I need to remove about 4 or 5 bricks to install an HVAC vent. I have never messed with bricks before and would like to do it as non-destructively as possible. Anyone ever cut mortar with one of those "soniccrafter" tools? I have the Harbor Freight version and a hardened blade meant for tile grout and such. I am going to give this a try unless there are better/easier methods. Anyone here ever work with bricks and has a good method let me know.


----------



## SABL (Jul 4, 2008)

*Re: brick removal*

SoniCrafter RW9128 should work for a blade.......not familiar with that tool. I have the standard angle grinder that I put a diamond blade in for all masonry apps. Depth of cut won't be that great and expect to do some chisel work.....overcutting will need to be done and some minor patching required. Still better than brute force and knocking more bricks loose than what is needed.


----------



## Raylo (Feb 12, 2006)

*Re: brick removal*

I have a good angle grinder, too. I'll get a masonry blade in case my vibrating tool can't hack it. I bet the grinder would be much faster anyway. Thanks for the suggestion, SABL.




SABL said:


> SoniCrafter RW9128 should work for a blade.......not familiar with that tool. I have the standard angle grinder that I put a diamond blade in for all masonry apps. Depth of cut won't be that great and expect to do some chisel work.....overcutting will need to be done and some minor patching required. Still better than brute force and knocking more bricks loose than what is needed.


----------



## SABL (Jul 4, 2008)

*Re: brick removal*

Might as well not waste the $$$ on an abrasive blade......the diamond blade prices aren't what they used to be and are rather cheap today. Only problem with the diamond blade is that it may be too thin to 'snug up' due to the shoulder on the mounting bolt/nut......I had to find a suitable washer and use as a bushing.


----------



## Raylo (Feb 12, 2006)

*Re: brick removal*

Picked up the store brand 4 1/2" diamond blade at HD yesterday. Price was ~ $11. That should do the trick. Marking this one solved.


----------



## Raylo (Feb 12, 2006)

I decided to move the vent to where I could remove one whole brick and the diamond blade for the grinder made short work of the mortar. I also got one of those Bosch 2 9/16" carbide hole saws to use with my hammer drill and it made pretty short work of the concrete block underneath the brick and inside. Trimmed up the holes in the block with a 1/4" masonry hammer drill bit and then cold chisel.

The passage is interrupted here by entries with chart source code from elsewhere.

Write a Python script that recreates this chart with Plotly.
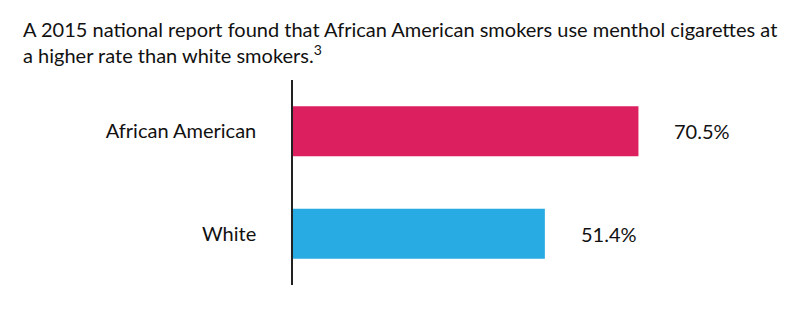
import plotly.graph_objects as go

categories = ["African American", "White"]
values = [70.5, 51.4]
labels = ["70.5%", "51.4%"]
colors = ["#DC1F5F", "#27ABE2"]

FONT = "Lato"
FS = 20

fig = go.Figure(go.Bar(
    x=values, y=categories, orientation="h",
    marker=dict(color=colors, line=dict(width=0)),
    width=0.49, hoverinfo="skip",
))

for v, lab, c in zip(values, labels, categories):
    fig.add_annotation(x=v, y=c, text=lab, showarrow=False, xanchor="left",
                       xshift=34, font=dict(family=FONT, size=FS, color="#111111"))

fig.add_annotation(xref="paper", yref="paper", x=(21 - 293) / 490, y=1 + 65 / 205,
                   xanchor="left", yanchor="top", align="left", showarrow=False,
                   text="A 2015 national report found that African American smokers use menthol cigarettes at<br>a higher rate than white smokers.<sup>3</sup>",
                   font=dict(family=FONT, size=FS, color="#111111"))

fig.update_layout(
    width=800, height=319,
    margin=dict(l=293, r=17, t=80, b=34),
    plot_bgcolor="white", paper_bgcolor="white",
    showlegend=False,
    xaxis=dict(range=[0, 100], visible=False, fixedrange=True),
    yaxis=dict(autorange="reversed", showline=True, linecolor="#222", linewidth=1.5,
               showgrid=False, zeroline=False, ticks="", ticklabelstandoff=31,
               tickfont=dict(family=FONT, size=FS, color="#111111")),
)

fig.write_html("out.html")
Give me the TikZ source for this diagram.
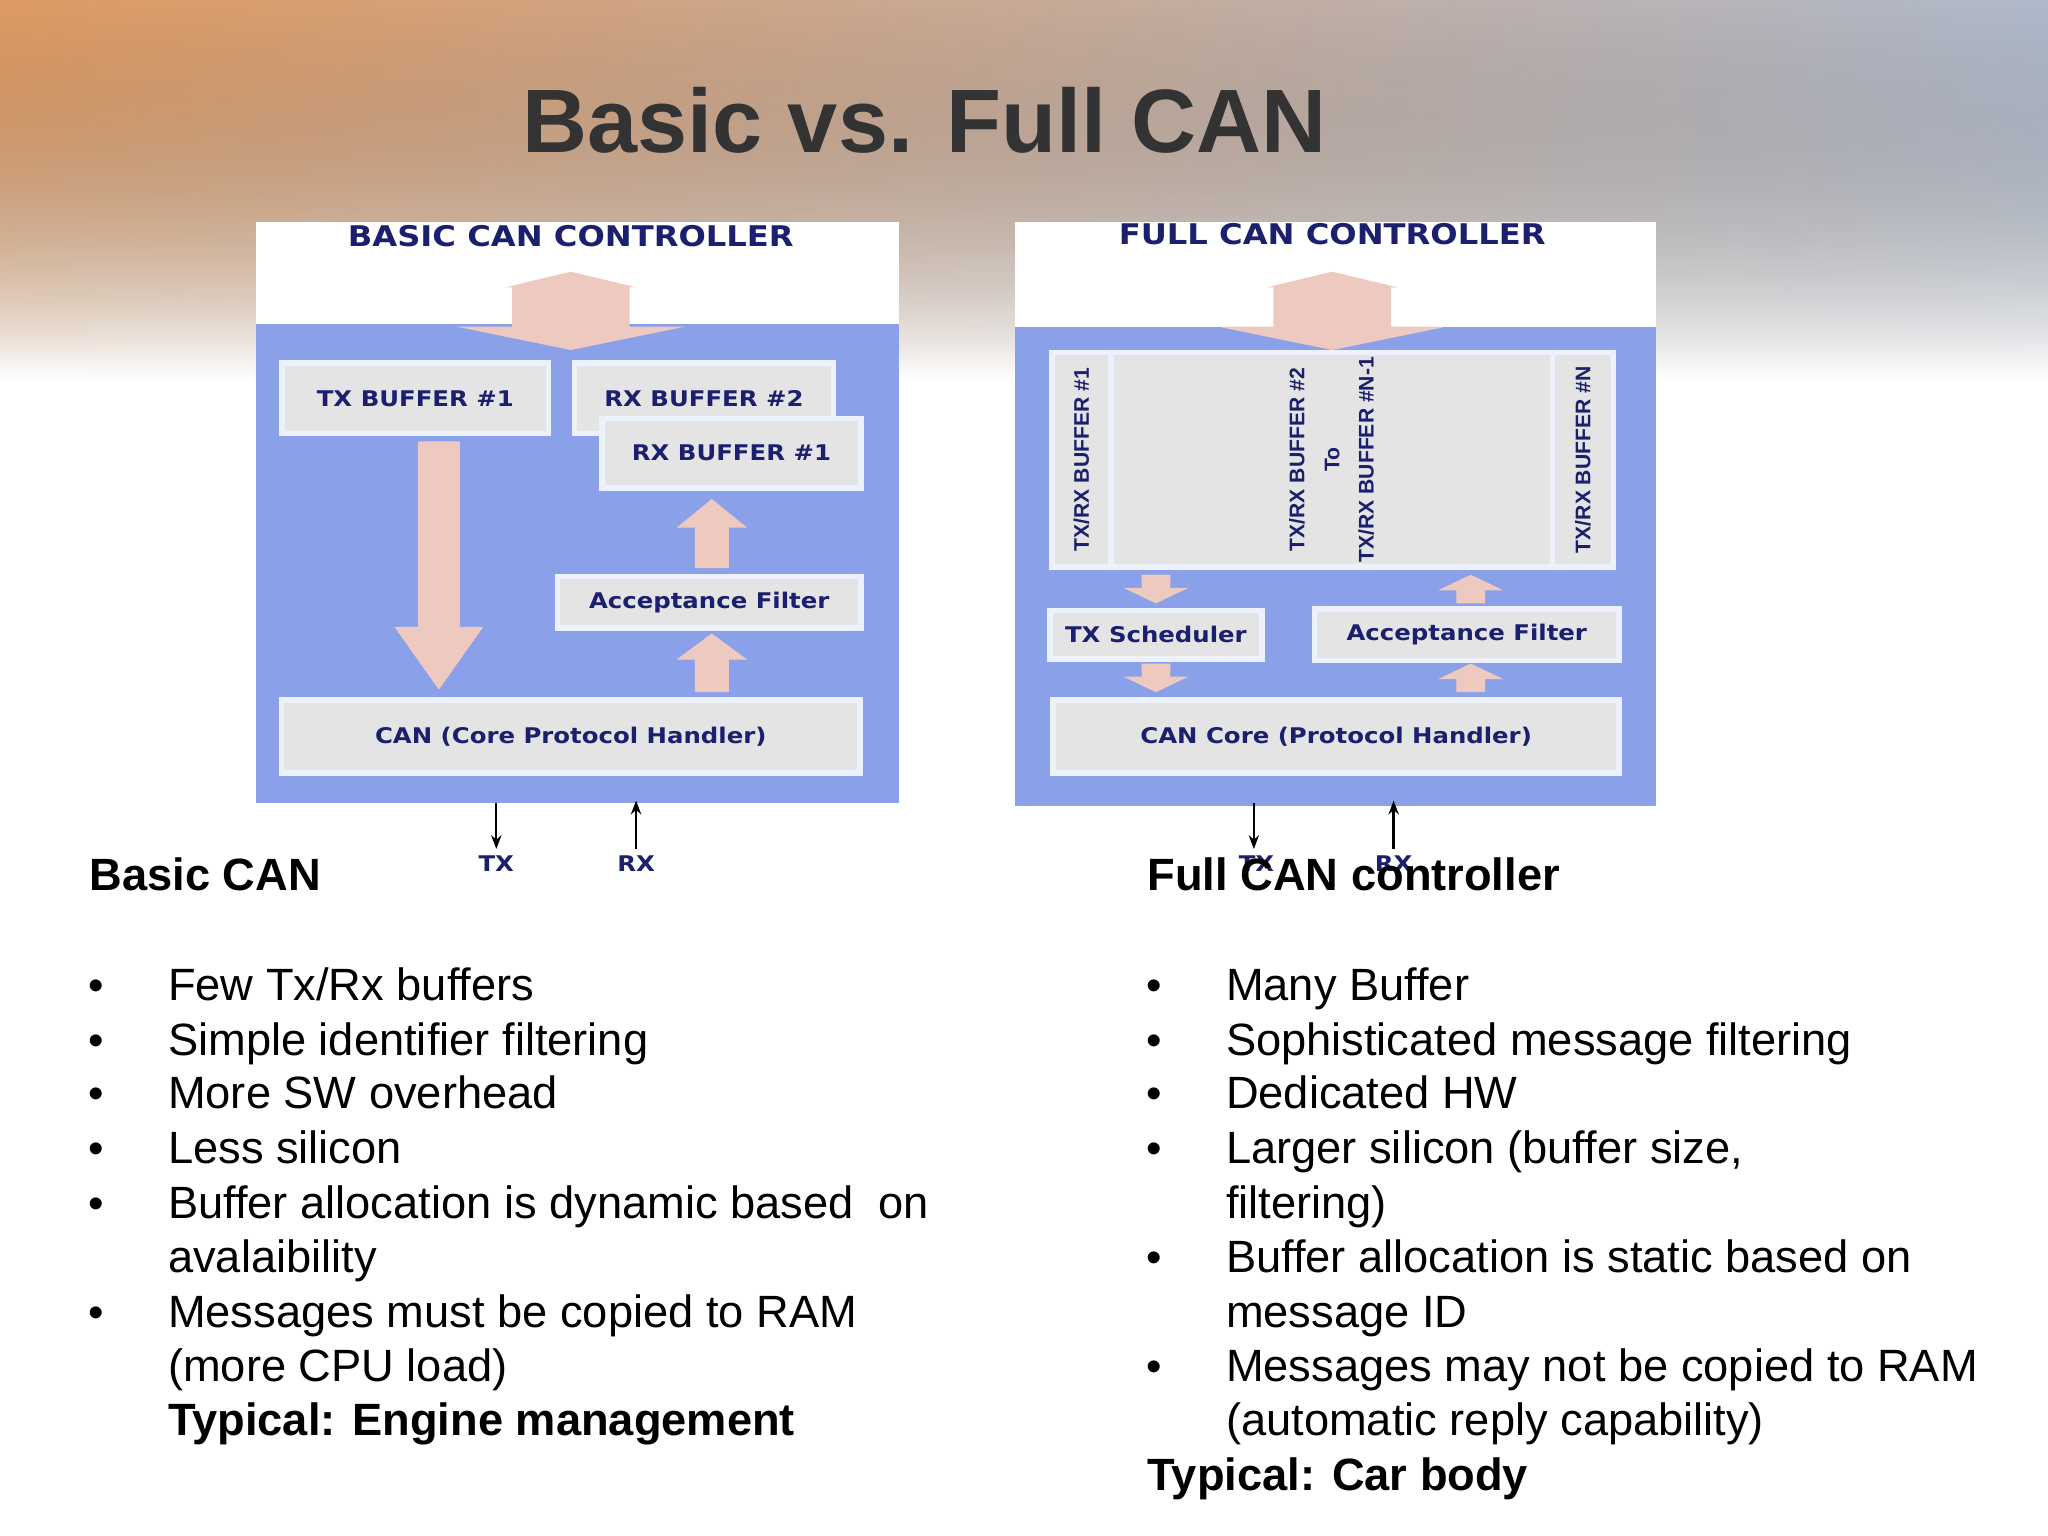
\documentclass[tikz,border=0pt]{standalone}
\usepackage{fontspec}
\setmainfont{Liberation Sans}
\newfontfamily\dfont[FakeStretch=1.13]{DejaVu Sans}
\usetikzlibrary{fadings,arrows.meta}
\definecolor{bluebg}{HTML}{8AA0E8}
\definecolor{boxg}{HTML}{E4E4E4}
\definecolor{arrp}{HTML}{EDC9BF}
\definecolor{navy}{HTML}{1A1F6E}
\definecolor{ttl}{HTML}{333333}
\tikzset{
 arrfill/.style={fill=arrp},
 gbox/.style={fill=boxg,draw=white!85!bluebg,line width=1.2pt},
 btxt/.style={font=\dfont\fontsize{4.7}{5}\selectfont\bfseries,text=navy},
 rtxt/.style={font=\fontsize{4.6}{5}\selectfont\bfseries,text=navy,rotate=90},
 ctitle/.style={font=\dfont\fontsize{6.2}{7}\selectfont\bfseries,text=navy},
 li/.style={anchor=base west,font=\fontsize{9.85}{11}\selectfont,inner sep=0pt},
 lb/.style={li,font=\fontsize{9.85}{11}\selectfont\bfseries},
 bul/.style={anchor=base,font=\fontsize{9.6}{11}\selectfont,inner sep=0pt},
 sm/.style={-{Stealth[length=3pt]},line width=0.5pt}
}
\newcommand\varrow[6]{\fill[arrfill] (#1-#4,#2) -- (#1-#4,#3-#6) -- (#1-#5,#3-#6) -- (#1,#3) -- (#1+#5,#3-#6) -- (#1+#4,#3-#6) -- (#1+#4,#2) -- cycle;}
\newcommand\dblarrow[1]{\fill[arrfill] (#1,208) -- (#1+50,220) -- (#1+45,220) -- (#1+45,250) -- (#1+88,250) -- (#1,268) -- (#1-88,250) -- (#1-45,250) -- (#1-45,220) -- (#1-50,220) -- cycle;}
\begin{document}
\begin{tikzpicture}[x=0.01cm,y=-0.01cm]
\useasboundingbox (0,0) rectangle (1568,1176);
\fill[white] (0,0) rectangle (1568,1176);
\fill[left color=orange!90!red,middle color=yellow!50!green!40!white,right color={rgb,1:red,0.62;green,0.70;blue,0.84},path fading=south,fill opacity=0.75] (0,0) rectangle (1568,290);
\fill[white,path fading=south,fill opacity=0.35] (0,0) rectangle (1568,290);
\node[font=\fontsize{19.6}{24}\selectfont\bfseries,text=ttl] (title) at (708,92) {Basic vs. Full CAN};
% Left diagram
\fill[white] (196,170) rectangle (688,248);
\fill[bluebg] (196,248) rectangle (688,615);
\node[ctitle] (lt) at (437,181) {BASIC CAN CONTROLLER};
\dblarrow{437}
\node[gbox,btxt,minimum width=2.04cm,minimum height=0.54cm] (tx1) at (318,305) {TX BUFFER \#1};
\node[gbox,btxt,minimum width=1.98cm,minimum height=0.54cm] (rx2) at (539,305) {RX BUFFER \#2};
\node[gbox,btxt,minimum width=1.98cm,minimum height=0.53cm] (rx1) at (560,347) {RX BUFFER \#1};
\node[gbox,btxt,minimum width=2.32cm,minimum height=0.38cm] (af) at (543,461) {Acceptance Filter};
\node[gbox,btxt,minimum width=4.43cm,minimum height=0.56cm] (can) at (437,564) {CAN (Core Protocol Handler)};
\varrow{336}{338}{528}{16}{34}{48}
\varrow{545}{435}{382}{13}{27}{-22}
\varrow{545}{530}{485}{13}{27}{-20}
\coordinate (ltx) at (380,650);
\coordinate (lrx) at (487,613);
\draw[sm] (380,615) -- (ltx);
\draw[sm] (487,650) -- (lrx);
\node[btxt] (ltxl) at (380,661) {TX};
\node[btxt] (lrxl) at (487,661) {RX};
% Right diagram
\fill[white] (777,170) rectangle (1268,250);
\fill[bluebg] (777,250) rectangle (1268,617);
\node[ctitle] (rt) at (1020,179) {FULL CAN CONTROLLER};
\dblarrow{1020}
\node[gbox,minimum width=0.45cm,minimum height=1.64cm] (b1) at (828,352) {};
\node[gbox,minimum width=3.38cm,minimum height=1.64cm] (bm) at (1020,352) {};
\node[gbox,minimum width=0.47cm,minimum height=1.64cm] (bn) at (1212,352) {};
\node[rtxt] at (b1) {TX/RX BUFFER \#1};
\node[rtxt] at (993,352) {TX/RX BUFFER \#2};
\node[rtxt] at (1020,352) {To};
\node[rtxt] at (1046,352) {TX/RX BUFFER \#N-1};
\node[rtxt] at (bn) {TX/RX BUFFER \#N};
\node[gbox,btxt,minimum width=1.58cm,minimum height=0.37cm] (sch) at (885,486) {TX Scheduler};
\node[gbox,btxt,minimum width=2.33cm,minimum height=0.37cm] (raf) at (1123,486) {Acceptance Filter};
\node[gbox,btxt,minimum width=4.33cm,minimum height=0.56cm] (rcan) at (1023,564) {CAN Core (Protocol Handler)};
\varrow{885}{440}{462}{11}{25}{12}
\varrow{885}{508}{530}{11}{25}{12}
\varrow{1126}{462}{440}{11}{25}{-12}
\varrow{1126}{530}{508}{11}{25}{-12}
\coordinate (rtx) at (960,650);
\coordinate (rrx) at (1067,613);
\draw[sm] (960,615) -- (rtx);
\draw[sm] (1067,650) -- (rrx);
\node[btxt] (rtxl) at (962,661) {TX};
\node[btxt] (rrxl) at (1067,661) {RX};
% Left text
\node[lb] (lh) at (68,682) {Basic CAN};
\foreach \y in {766,808,849,891,933,1016} \node[bul] at (74,\y) {•};
\node[li] (l1) at (128,766) {Few Tx/Rx buffers};
\node[li] (l2) at (128,808) {Simple identifier filtering};
\node[li] (l3) at (128,849) {More SW overhead};
\node[li] (l4) at (128,891) {Less silicon};
\node[li] (l5) at (128,933) {Buffer allocation is dynamic based~~on};
\node[li] (l6) at (128,974) {avalaibility};
\node[li] (l7) at (128,1016) {Messages must be copied to RAM};
\node[li] (l8) at (128,1058) {(more CPU load)};
\node[lb] (l9) at (128,1099) {Typical: Engine management};
% Right text
\node[lb] (rh) at (878,682) {Full CAN controller};
\foreach \y in {766,808,849,891,974,1058} \node[bul] at (884,\y) {•};
\node[li] (r1) at (938,766) {Many Buffer};
\node[li] (r2) at (938,808) {Sophisticated message filtering};
\node[li] (r3) at (938,849) {Dedicated HW};
\node[li] (r4) at (938,891) {Larger silicon (buffer size,};
\node[li] (r5) at (938,933) {filtering)};
\node[li] (r6) at (938,974) {Buffer allocation is static based on};
\node[li] (r7) at (938,1016) {message ID};
\node[li] (r8) at (938,1058) {Messages may not be copied to RAM};
\node[li] (r9) at (938,1099) {(automatic reply capability)};
\node[lb] (r10) at (878,1141) {Typical: Car body};
\end{tikzpicture}
\end{document}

Here is a pic with the vent installed. You maybe can't tell from this photo but the PVC pipes make a 90 degree in the void under the stoop and I fed them through the 5"x7" hole I made to access the void from the inside. And the exhaust pipe had to have 1/2" neoprene insulation so than made it even tougher. What a PITA of a job.


----------



## SABL (Jul 4, 2008)

Nice looking finished product!! Probably would not have turned out so nice if a pro HVAC installer did it. 

You'll learn.....:laugh:

When I was much younger I never gave it a second thought and tackled just about anything. Total gut-out of a 80yr old 2 1/2 story house at the age of 26.....took me 1 1/2yrs to get it tore out and put back together. Added walls, changed walls, straightened walls, new porch roof (front and back).....did all the mechanicals (inspected by city, too), alum siding, drywall, trim. I *did not* do the roof.....:grin:....too steep for me!!


----------



## Basementgeek (Feb 7, 2005)

Looks good.

Looks like a lot steps !

BG


----------